A statement given by the British Museum in 2021 praised BP for providing ‘support for galleries, education facilities, curatorial posts and research projects […] Without external support much programming and other major projects would not happen.’ As state funding dwindles, UK museums – which as a rule do not charge entrance fees – are facing a serious dilemma. ‘While it might be justifiable to refuse funding from unethical sources,’ Ramos says, ‘the questions for art organisations remain – who will step in to fill the gap? In many of the cases where arts organisations have received funds from questionable sources, the public has cared little.’ So where next for embattled arts institutions? Asked if the NPG anticipates a drop in private funding, Hilliam says that it is ‘fortunate in [its] support from long-standing partners, as well as a new generation of supporters’. A curator at another UK national museum, who prefer to remain anonymous, says: ‘We don’t anticipate a drop in private funding, but we are apprehensive of the next [government] Spending Review, which is scheduled to occur after the next general election [expected in 2024].’
Benjamin Soskis, a senior research associate at the Center on Nonprofits and Philanthropy at the Urban Institute in Washington, D.C., says: ‘I think moving forward there is going to be an expectation that the donor relationship is less transactional and has a larger moral identity. I think the institutions increasingly are going to have to try to make a compelling case why donors actually fit into their moral purpose and identity beyond just the fact that they are rich and can give them money.’
He notes also an increase in ‘morals clauses’ adopted by US museums, which protect them to a degree if donors fall from grace. ‘I’m particularly interested in time limits incorporated into contracts as a kind of mechanism to potentially inoculate an institution from learning about donors that they didn’t realise were toxic but are toxic,’ he says. Soskis believes the ‘boundary conditions’ for toxicity are still unfurling. ‘My sense is that the Sackler affair has not reached a kind of definite resolution in that it’s still not clear to me the extent to which the Sacklers will be interpreted as a kind of exceptional case.’

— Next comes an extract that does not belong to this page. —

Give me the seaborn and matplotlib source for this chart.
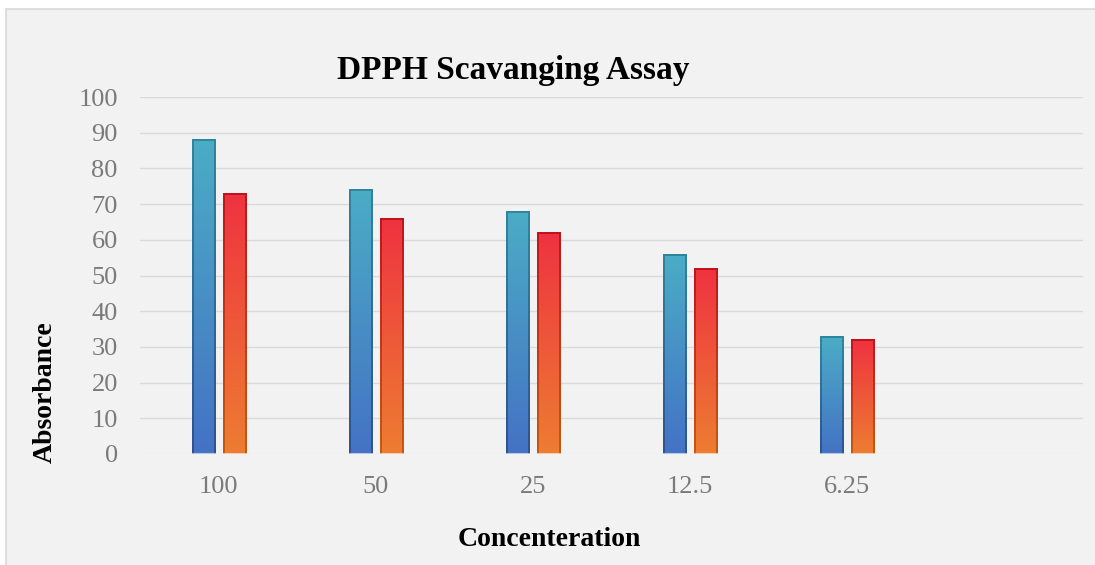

Newman believes the donations model needs to change, suggesting that the future is in partnerships – ‘proper “joint ventures” with other organisations, be it education, government, third-sector charities, or other cultural organisations, as well as corporate businesses or philanthropists. This is different to traditional sponsorship or fundraising where a business or supporter is offered an existing project in return for a specific set of assets […] genuine partnerships require shared creation, objectives, responsibilities, values and of course shared resources, reducing the costs for individual organisations.’
At the heart of the matter is the question of whether museums should lead public morality or follow it. ‘Unless museum leaders grapple earnestly and visibly with the impact of every key decision, their institutions will suffer as a consequence,’ Anderson says. Museums need to ensure they are not pushed around by the morals of the day but instead take a long-term view, says Newman. With the fall from grace of donors such as the Sacklers, the standing of museums has diminished by proxy. But if they can begin making more ethically sound decisions as to the sources of their funding, they should be able to restore at least a modicum of public confidence.